Problem statement: Reproduce the listing below exactly, beginning with its first line and ending with the line that holds "df = pd.DataFrame(rows)"; pictures are not part of the copy.

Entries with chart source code
::::::::
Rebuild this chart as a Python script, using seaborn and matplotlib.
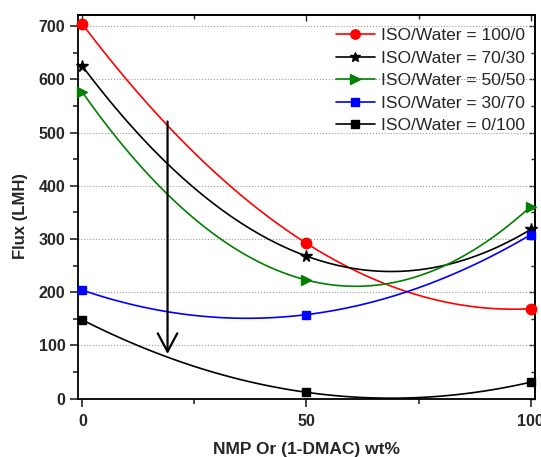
import numpy as np
import pandas as pd
import seaborn as sns
import matplotlib
matplotlib.use("Agg")
import matplotlib.pyplot as plt
from matplotlib.lines import Line2D
from matplotlib.ticker import MultipleLocator

# data
nmp_wt = [0, 50, 100]
iso_100_0 = [704, 292, 169]
iso_70_30 = [625, 268, 318]
iso_50_50 = [576, 223, 361]
iso_30_70 = [204, 158, 308]
iso_0_100 = [148, 12, 31]

series_labels = ['ISO/Water = 100/0', 'ISO/Water = 70/30', 'ISO/Water = 50/50',
                 'ISO/Water = 30/70', 'ISO/Water = 0/100']
series_values = [iso_100_0, iso_70_30, iso_50_50, iso_30_70, iso_0_100]
colors = ['#ff0000', '#000000', '#008000', '#0000ff', '#000000']
markers = ['o', '*', '>', 's', 's']
msizes = [7.5, 8.5, 7.5, 6, 6]

sns.set_style('ticks')
plt.rcParams['font.family'] = ['Liberation Sans', 'DejaVu Sans']

fig = plt.figure(figsize=(5.41, 4.57), dpi=100)
ax = fig.add_axes([0.144, 0.1276, 0.845, 0.8394])

rows = []
for lab, vals in zip(series_labels, series_values):
    for x, y in zip(nmp_wt, vals):
        rows.append({'nmp': x, 'flux': y, 'series': lab})
df = pd.DataFrame(rows)

handles = []
for lab, col, mk, ms in zip(series_labels, colors, markers, msizes):
    sub = df[df['series'] == lab]
    # smooth curve through the three points (2nd order fit, like the original spline)
    sns.regplot(data=sub, x='nmp', y='flux', order=2, ci=None, scatter=False,
                line_kws={'color': col, 'lw': 1.2, 'zorder': 3}, ax=ax)
    ax.plot(sub['nmp'], sub['flux'], linestyle='none', marker=mk, ms=ms,
            color=col, mec=col, zorder=4, clip_on=False)
    handles.append(Line2D([], [], color=col, lw=1.2, marker=mk, ms=ms * 0.9))

# arrow showing the trend
ax.annotate('', xy=(19, 84), xytext=(19, 521),
            arrowprops=dict(arrowstyle='->,head_length=0.6,head_width=0.32',
                            color='black', lw=1.6, mutation_scale=22,
                            shrinkA=0, shrinkB=0), zorder=5)

ax.set_xlim(-1, 101)
ax.set_ylim(0, 721)
ax.set_xticks([0, 50, 100])
ax.xaxis.set_minor_locator(MultipleLocator(25))
ax.set_yticks(range(0, 701, 100))
ax.yaxis.set_minor_locator(MultipleLocator(50))
ax.grid(axis='y', which='major', linestyle=':', color='#9a9a9a', lw=0.8)
ax.set_axisbelow(True)

for s in ax.spines.values():
    s.set_linewidth(1.3)
    s.set_color('black')

ax.tick_params(axis='both', which='major', direction='out', length=5.5, width=1.2,
               labelsize=11.5, pad=3.5)
ax.tick_params(axis='both', which='minor', direction='out', length=3.5, width=1.2)
ax.tick_params(axis='x', which='major', pad=5.5)
for t in ax.get_xticklabels() + ax.get_yticklabels():
    t.set_fontweight('bold')

top = ax.secondary_xaxis('top')
top.set_xticks([0, 50, 100])
top.xaxis.set_minor_locator(MultipleLocator(25))
top.tick_params(which='both', direction='in', labeltop=False, width=1.0)
top.tick_params(which='major', length=4)
top.tick_params(which='minor', length=3)
top.spines['top'].set_linewidth(1.3)
right = ax.secondary_yaxis('right')
right.set_yticks(range(0, 701, 100))
right.yaxis.set_minor_locator(MultipleLocator(50))
right.tick_params(which='both', direction='in', labelright=False, width=1.0)
right.tick_params(which='major', length=4)
right.tick_params(which='minor', length=3)
right.spines['right'].set_linewidth(1.3)

ax.set_xlabel('NMP Or (1-DMAC) wt%', fontsize=12.5, fontweight='bold')
ax.set_ylabel('Flux (LMH)', fontsize=12, fontweight='bold')
ax.xaxis.set_label_coords(0.5, -0.114)
ax.yaxis.set_label_coords(-0.11, 0.477)

ax.legend(handles=handles, labels=series_labels, loc='upper right',
          bbox_to_anchor=(1.006, 1.0), frameon=False, fontsize=12.5,
          handlelength=2.3, handletextpad=0.3, labelspacing=0.42,
          borderaxespad=0.35)

fig.savefig('out.png', dpi=100)
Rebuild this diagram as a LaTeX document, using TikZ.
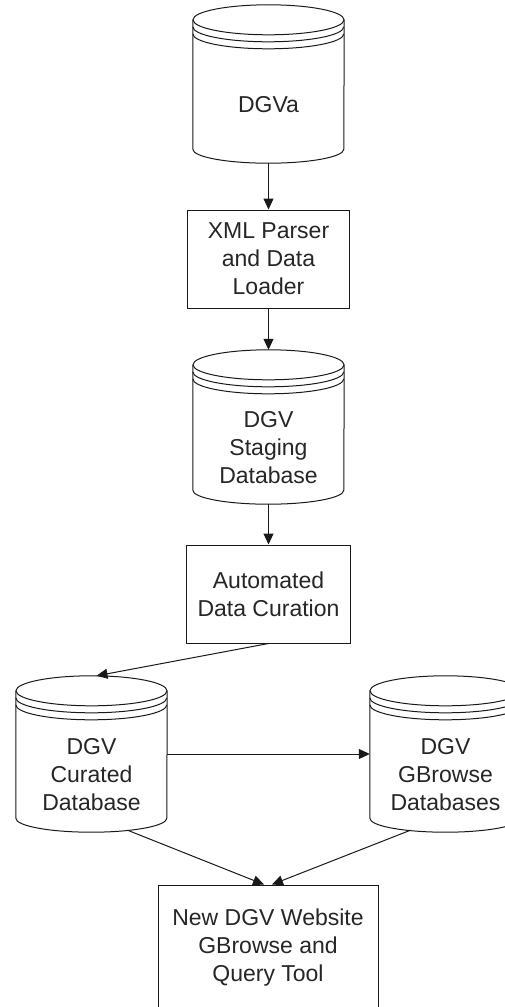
\documentclass[tikz,border=0pt]{standalone}
\usepackage{fontspec}
\setmainfont{Liberation Sans}
\usepackage{tikz}
\usetikzlibrary{arrows.meta,calc}

% database drum: name, centre x, top y, bottom y, text
\newcommand{\dgvdb}[5]{%
	\node[dbbox, minimum height={#4-#3}] (#1) at (#2, {(#3+#4)/2}) {};
	\node[lbl] (#1-txt) at ($(#1)+(0,21)$) {#5};
	\draw[outline] ($(#1.north)+(0,15)$) ellipse [x radius=75.5, y radius=15];
	\draw[outline] ($(#1.north west)+(0,22)$) arc[start angle=180, end angle=0, x radius=75.5, y radius=15];
	\draw[outline] ($(#1.north west)+(0,29)$) arc[start angle=180, end angle=0, x radius=75.5, y radius=15];
	\draw[outline] ($(#1.north west)+(0,15)$) -- ($(#1.south west)+(0,-14)$)
		arc[start angle=180, end angle=0, x radius=75.5, y radius=14] -- ($(#1.north east)+(0,15)$);
}

\begin{document}
\begin{tikzpicture}[x=1pt, y=-1pt,
	outline/.style={draw=black!90, line width=1pt},
	lbl/.style={align=center, inner sep=0, text=black!85, font=\fontsize{23}{28}\selectfont},
	dbbox/.style={rectangle, inner sep=0, minimum width=151},
	procbox/.style={lbl, outline, rectangle},
	flow/.style={outline, -{Triangle[length=11pt, width=10pt]}}]
	\useasboundingbox (0,0) rectangle (505,1007);
	\clip (0,0) rectangle (505,1007);

	\dgvdb{dgva}{268.5}{5}{163}{DGVa}
	\node[procbox, minimum width=162, minimum height=98] (parser) at (268.5, 259) {XML Parser\\and Data\\Loader};
	\dgvdb{staging}{268.5}{350}{504}{DGV\\Staging\\Database}
	\node[procbox, minimum width=164, minimum height=98] (curation) at (268.5, 594) {Automated\\Data Curation};
	\dgvdb{curated}{91.5}{676}{832}{DGV\\Curated\\Database}
	\dgvdb{gbrowse}{445.5}{676}{832}{DGV\\GBrowse\\Databases}
	\node[procbox, minimum width=220, minimum height=125] (website) at (268, 947.5) {New DGV Website\\GBrowse and\\Query Tool};

	\draw[flow] (dgva.south) -- (parser.north);
	\draw[flow] (parser.south) -- (staging.north);
	\draw[flow] (staging.south) -- (curation.north);
	\draw[flow] (curation.south) -- ($(curated.north)+(5,0)$);
	\draw[flow] (curated.east) -- (gbrowse.west);
	\draw[flow] ($(curated.south)+(36,-2)$) -- ($(website.north)+(-4,0)$);
	\draw[flow] ($(gbrowse.south)+(-35,-2)$) -- ($(website.north)+(4,0)$);
\end{tikzpicture}
\end{document}
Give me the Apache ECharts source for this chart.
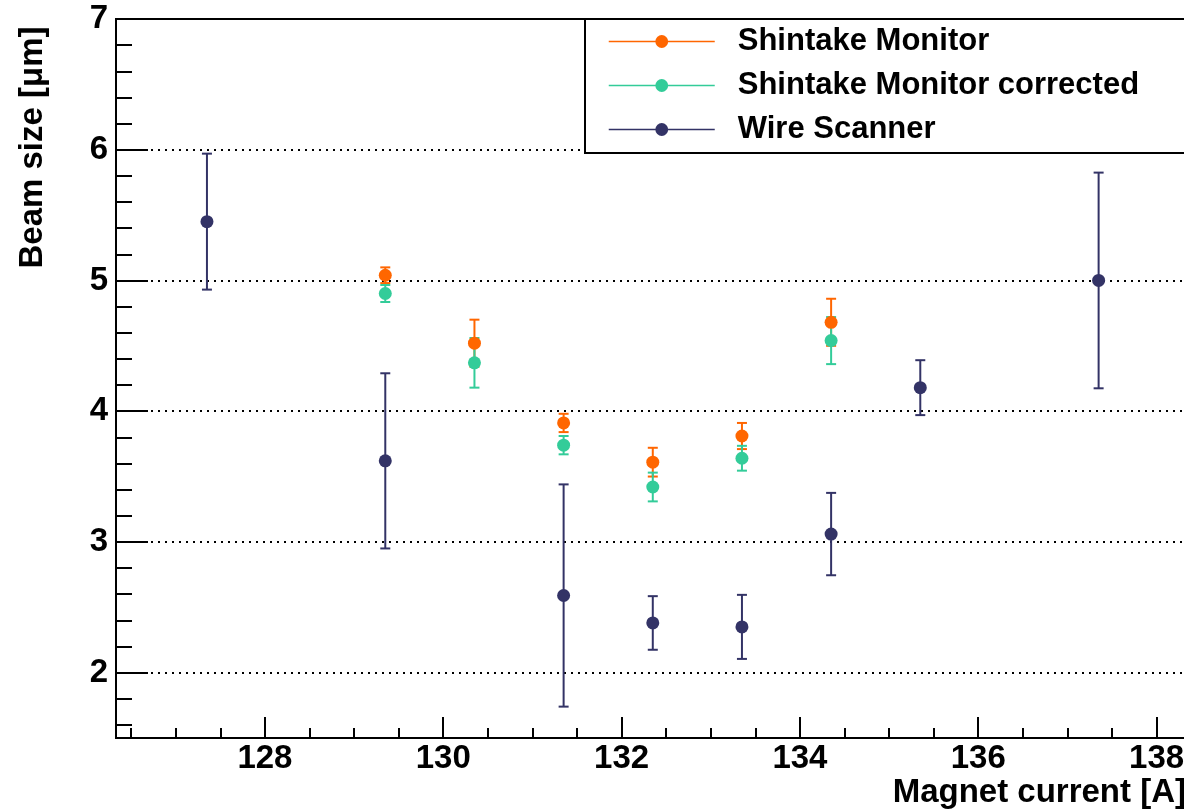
::::::::
Expected output:
Rebuild this chart as a Python script, using seaborn and matplotlib.
import numpy as np
import pandas as pd
import seaborn as sns
import matplotlib
matplotlib.use("Agg")
import matplotlib.pyplot as plt
from matplotlib.lines import Line2D
from matplotlib.ticker import MultipleLocator

# data
nmp_wt = [0, 50, 100]
iso_100_0 = [704, 292, 169]
iso_70_30 = [625, 268, 318]
iso_50_50 = [576, 223, 361]
iso_30_70 = [204, 158, 308]
iso_0_100 = [148, 12, 31]

series_labels = ['ISO/Water = 100/0', 'ISO/Water = 70/30', 'ISO/Water = 50/50',
                 'ISO/Water = 30/70', 'ISO/Water = 0/100']
series_values = [iso_100_0, iso_70_30, iso_50_50, iso_30_70, iso_0_100]
colors = ['#ff0000', '#000000', '#008000', '#0000ff', '#000000']
markers = ['o', '*', '>', 's', 's']
msizes = [7.5, 8.5, 7.5, 6, 6]

sns.set_style('ticks')
plt.rcParams['font.family'] = ['Liberation Sans', 'DejaVu Sans']

fig = plt.figure(figsize=(5.41, 4.57), dpi=100)
ax = fig.add_axes([0.144, 0.1276, 0.845, 0.8394])

rows = []
for lab, vals in zip(series_labels, series_values):
    for x, y in zip(nmp_wt, vals):
        rows.append({'nmp': x, 'flux': y, 'series': lab})
df = pd.DataFrame(rows)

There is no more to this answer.